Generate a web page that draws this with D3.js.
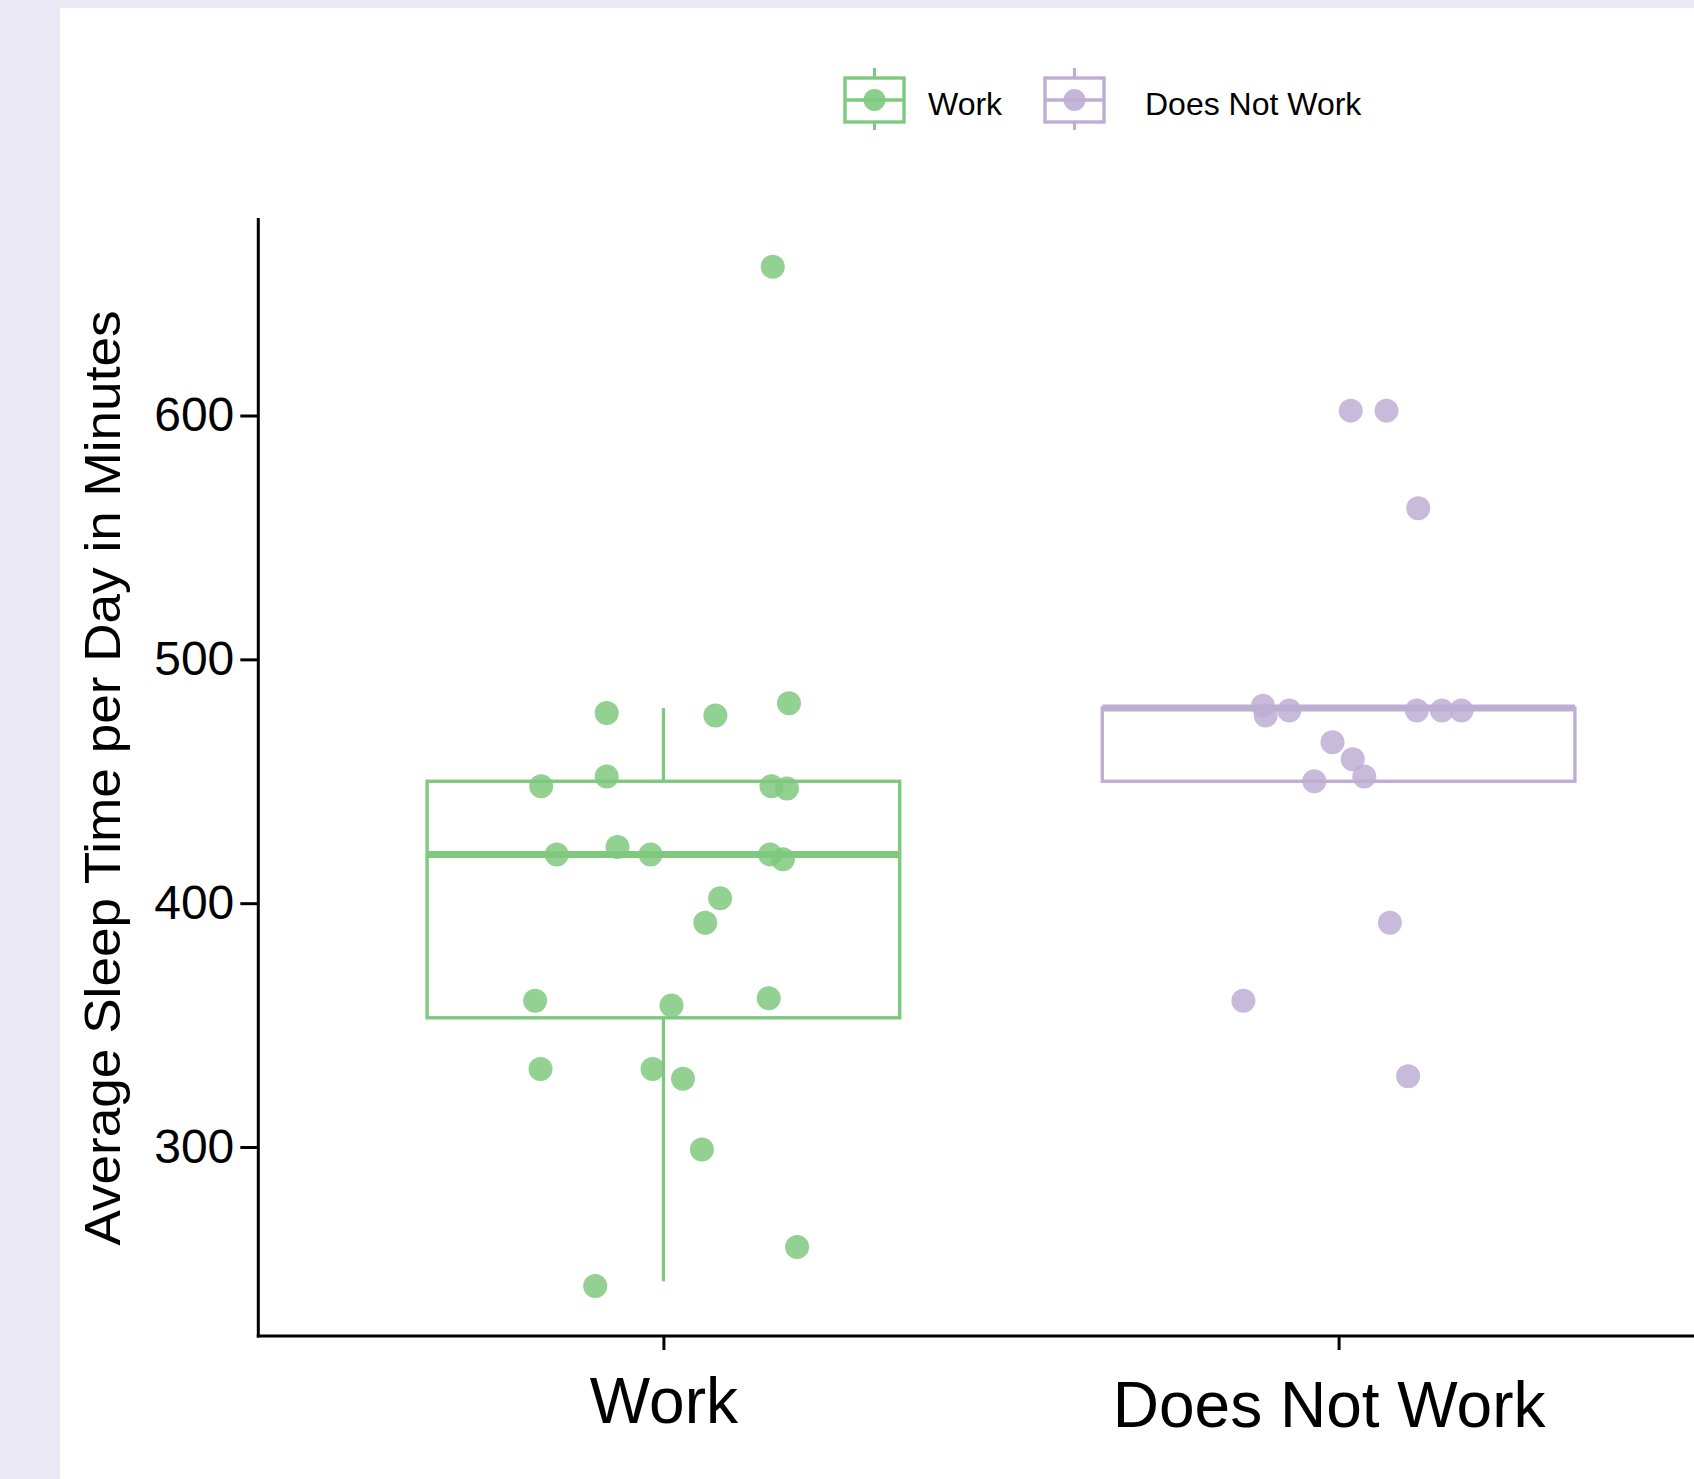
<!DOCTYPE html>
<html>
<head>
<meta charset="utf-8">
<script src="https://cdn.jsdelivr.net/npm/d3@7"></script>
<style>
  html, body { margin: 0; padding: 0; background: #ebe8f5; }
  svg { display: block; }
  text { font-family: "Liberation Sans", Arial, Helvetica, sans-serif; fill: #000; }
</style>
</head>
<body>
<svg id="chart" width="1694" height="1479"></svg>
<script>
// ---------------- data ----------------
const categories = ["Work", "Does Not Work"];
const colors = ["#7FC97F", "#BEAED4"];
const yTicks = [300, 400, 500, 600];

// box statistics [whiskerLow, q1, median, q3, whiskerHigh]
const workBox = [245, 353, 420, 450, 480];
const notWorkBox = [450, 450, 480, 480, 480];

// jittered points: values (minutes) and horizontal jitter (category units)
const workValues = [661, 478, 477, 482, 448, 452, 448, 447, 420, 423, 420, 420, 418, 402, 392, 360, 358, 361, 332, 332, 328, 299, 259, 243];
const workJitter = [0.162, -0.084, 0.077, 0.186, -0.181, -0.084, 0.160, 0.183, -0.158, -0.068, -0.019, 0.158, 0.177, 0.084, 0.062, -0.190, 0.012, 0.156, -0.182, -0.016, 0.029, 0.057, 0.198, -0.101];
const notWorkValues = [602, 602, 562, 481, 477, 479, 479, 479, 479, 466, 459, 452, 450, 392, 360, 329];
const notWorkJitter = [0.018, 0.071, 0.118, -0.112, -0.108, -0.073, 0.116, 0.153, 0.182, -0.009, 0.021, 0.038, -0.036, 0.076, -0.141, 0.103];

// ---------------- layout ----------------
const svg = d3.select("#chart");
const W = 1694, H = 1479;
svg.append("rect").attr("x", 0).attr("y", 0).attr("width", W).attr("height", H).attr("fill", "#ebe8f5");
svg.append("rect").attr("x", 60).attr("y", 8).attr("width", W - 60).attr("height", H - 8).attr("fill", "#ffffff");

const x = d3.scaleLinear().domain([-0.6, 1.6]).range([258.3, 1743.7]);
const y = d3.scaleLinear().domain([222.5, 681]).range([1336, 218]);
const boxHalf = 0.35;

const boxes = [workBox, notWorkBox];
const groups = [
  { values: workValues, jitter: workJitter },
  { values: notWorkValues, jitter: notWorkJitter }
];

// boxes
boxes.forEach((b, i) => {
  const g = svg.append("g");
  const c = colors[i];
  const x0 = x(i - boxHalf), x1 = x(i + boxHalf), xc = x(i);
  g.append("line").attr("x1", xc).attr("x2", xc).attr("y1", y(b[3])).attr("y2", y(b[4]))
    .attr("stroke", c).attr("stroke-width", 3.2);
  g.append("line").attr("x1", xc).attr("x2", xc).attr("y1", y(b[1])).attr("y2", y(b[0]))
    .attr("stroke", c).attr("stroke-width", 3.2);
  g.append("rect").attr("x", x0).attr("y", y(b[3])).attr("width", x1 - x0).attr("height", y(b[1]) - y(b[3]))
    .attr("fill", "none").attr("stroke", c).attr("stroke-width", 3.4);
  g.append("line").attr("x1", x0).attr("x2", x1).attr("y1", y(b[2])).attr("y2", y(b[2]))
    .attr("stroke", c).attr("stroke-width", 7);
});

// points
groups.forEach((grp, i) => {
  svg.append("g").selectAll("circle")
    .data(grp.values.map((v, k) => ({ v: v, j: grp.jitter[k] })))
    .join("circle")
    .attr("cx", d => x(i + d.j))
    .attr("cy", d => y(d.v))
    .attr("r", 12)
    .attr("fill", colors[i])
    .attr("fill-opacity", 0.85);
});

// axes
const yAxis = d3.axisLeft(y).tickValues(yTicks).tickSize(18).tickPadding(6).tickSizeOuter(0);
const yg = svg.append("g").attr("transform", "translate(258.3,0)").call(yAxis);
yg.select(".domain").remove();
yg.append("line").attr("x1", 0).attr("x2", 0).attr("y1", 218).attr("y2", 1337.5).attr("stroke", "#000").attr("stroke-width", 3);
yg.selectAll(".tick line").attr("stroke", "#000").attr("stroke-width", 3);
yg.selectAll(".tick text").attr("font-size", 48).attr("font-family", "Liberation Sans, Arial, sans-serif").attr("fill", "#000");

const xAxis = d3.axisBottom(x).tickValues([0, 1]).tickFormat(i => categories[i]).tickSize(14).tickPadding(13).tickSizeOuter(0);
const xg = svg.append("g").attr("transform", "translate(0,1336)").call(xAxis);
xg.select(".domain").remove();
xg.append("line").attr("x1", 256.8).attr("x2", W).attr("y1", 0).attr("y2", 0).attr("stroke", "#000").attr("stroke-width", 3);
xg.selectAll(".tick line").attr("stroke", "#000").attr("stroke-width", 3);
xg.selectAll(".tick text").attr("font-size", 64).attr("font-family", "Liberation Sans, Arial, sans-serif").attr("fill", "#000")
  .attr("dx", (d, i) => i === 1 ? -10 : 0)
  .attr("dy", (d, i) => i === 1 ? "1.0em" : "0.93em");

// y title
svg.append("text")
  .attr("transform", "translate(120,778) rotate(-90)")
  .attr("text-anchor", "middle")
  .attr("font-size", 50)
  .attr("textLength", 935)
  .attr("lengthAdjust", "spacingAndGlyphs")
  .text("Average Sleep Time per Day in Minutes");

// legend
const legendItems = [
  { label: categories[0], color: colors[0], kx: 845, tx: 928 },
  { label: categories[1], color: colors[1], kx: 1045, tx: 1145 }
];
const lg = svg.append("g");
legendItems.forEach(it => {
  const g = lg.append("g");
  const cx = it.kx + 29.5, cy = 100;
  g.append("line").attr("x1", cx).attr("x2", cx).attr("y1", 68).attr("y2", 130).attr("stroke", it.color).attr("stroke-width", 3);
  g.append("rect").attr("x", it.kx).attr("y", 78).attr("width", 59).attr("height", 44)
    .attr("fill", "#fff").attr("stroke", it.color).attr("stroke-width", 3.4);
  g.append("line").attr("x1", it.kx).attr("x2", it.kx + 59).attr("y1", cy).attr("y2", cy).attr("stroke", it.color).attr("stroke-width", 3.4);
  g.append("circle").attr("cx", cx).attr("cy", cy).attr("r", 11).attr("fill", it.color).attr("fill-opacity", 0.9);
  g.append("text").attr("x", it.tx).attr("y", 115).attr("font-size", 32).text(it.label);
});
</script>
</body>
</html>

= = =

Quote, exactly and only, the lines from the first line of the data above through the line containing "const notWorkBox = [450, 450, 480, 480, 480];". The pictures do not belong in it.

Generate a web page that draws this with D3.js.
<!DOCTYPE html>
<html>
<head>
<meta charset="utf-8">
<script src="https://cdn.jsdelivr.net/npm/d3@7"></script>
<style>
  html, body { margin: 0; padding: 0; background: #ebe8f5; }
  svg { display: block; }
  text { font-family: "Liberation Sans", Arial, Helvetica, sans-serif; fill: #000; }
</style>
</head>
<body>
<svg id="chart" width="1694" height="1479"></svg>
<script>
// ---------------- data ----------------
const categories = ["Work", "Does Not Work"];
const colors = ["#7FC97F", "#BEAED4"];
const yTicks = [300, 400, 500, 600];

// box statistics [whiskerLow, q1, median, q3, whiskerHigh]
const workBox = [245, 353, 420, 450, 480];
const notWorkBox = [450, 450, 480, 480, 480];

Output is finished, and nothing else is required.